Global health organizations are uniquely positioned to move beyond the traditional R&D model.

Even the best scientists, however, would be hampered by the conventional requirements that new tuberculosis drugs be evaluated separately in clinical trials and tested in combination only after they individually receive market approval. To address this obstacle, the Critical Path to TB Drug Regimens (CPTR) Initiative was created several years ago. This consortium brings together US and other regulatory authorities, pharmaceutical companies, public health experts and others.

The goal is to reduce the time it takes to introduce new combination tuberculosis treatments from as long as a quarter-century to as few as six years. The CPTR encourages innovative matchups of pharmaceutical companies, including testing promising combinations of individual tuberculosis drug candidates from different companies early in the development pipeline.

The approval process for MenAfriVac, a vaccine developed to protect against meningococcal meningitis, is a model of such efficiency. Repeated epidemics across Africa's 'meningitis belt' created an urgency for large-scale introduction of the vaccine.
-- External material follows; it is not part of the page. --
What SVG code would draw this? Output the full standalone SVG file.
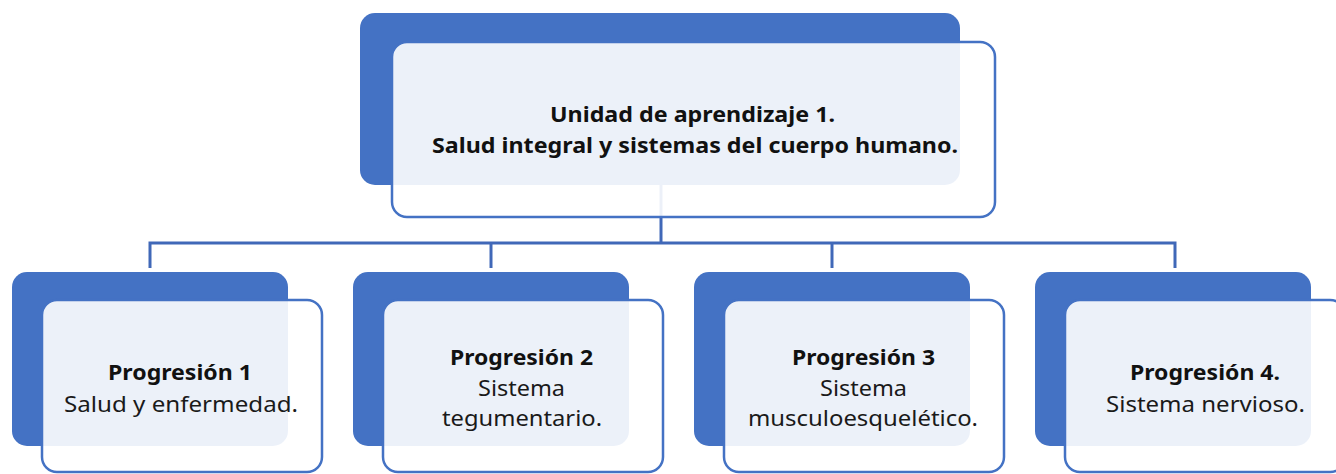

In early 2010, following a review supported by Health Canada, the Drugs Controller General of India authorized the vaccine for export and use. Just three months later, the World Health Organization gave its stamp of approval—something that often takes a year or longer.

Equity investments in biopharmaceutical startups are another way global health is seeking to move beyond the traditional model of drug development. In September, the Gates Foundation announced an investment in Atreca, a California-based startup with a technology that may form a broad platform for the discovery and development of antibody-based vaccines, therapeutics and diagnostics. Initially, Atreca will focus initially on three diseases—tuberculosis, HIV and malaria—that disproportionately affect people in the developing world. We also recently announced an equity investment in Genocea Biosciences, a Massachusetts-based biotech that is working on technology to quickly identify T cell antigens that induce broader and more powerful immune responses than existing vaccine antigens. Particularly promising is an early-stage candidate for an affordable pneumococcal vaccine that provides broad coverage against bacterial strains.

Creating and delivering vaccines and drugs for the developing world demands new approaches to discovery, development and the regulatory infrastructure. No single organization alone can accomplish this. Indeed, the Gates Foundation's investment in global health is a small fraction of what pharmaceutical companies invest in R&D. But what we lack in financial resources, we hope to make up for with curiosity unburdened by financial motive, a willingness to take risks, and the capacity to catalyze, convene and advocate on behalf of those who cannot yet do so for themselves on a scale that has never been tested before.